What surprised me though was myself. I won’t pretend I wasn’t hurt a little. I was, but I didn’t reply to any of the hurtful comments like I did in the past. I had come to terms that my explanation would make no difference, that another day, I would still be explaining myself using the same words.
I don’t want to put myself in the position where I have to continue to defend my religion. It’s not my fault that people deliberately pretend to be ignorant just to push their hatred for Islam. The moment I learned this, I was at peace.
That doesn’t mean that when someone genuinely wants to learn about Islam, I would push them away.
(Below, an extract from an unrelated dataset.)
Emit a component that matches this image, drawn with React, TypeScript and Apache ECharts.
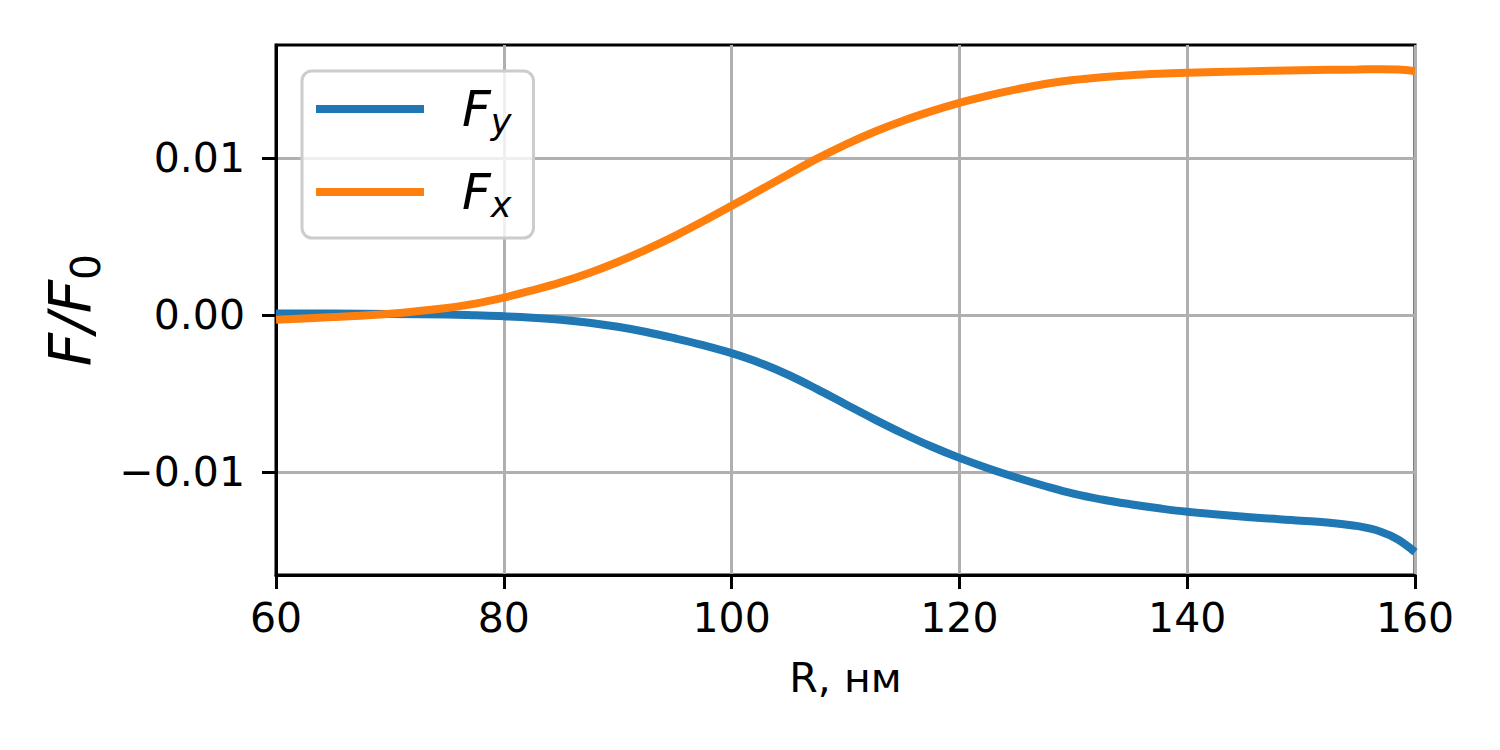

It means that I would not expend my energy to explain Islam, to bring out Quranic Verses, Hadiths, to search YouTube lectures just to defend my religion to people who have chosen to believe one narrative about Islam and Muslims.
It’s always going to go in circles and God forbid I sit down to cry again because of a failed attempt at educating a non-Muslim about Islam. It’s not my duty to teach, it’s not my job to force them to let go of their bigotry and see Islam for what it preaches and not what others practice. Their bigotry isn’t my fault. Why beat myself up for it?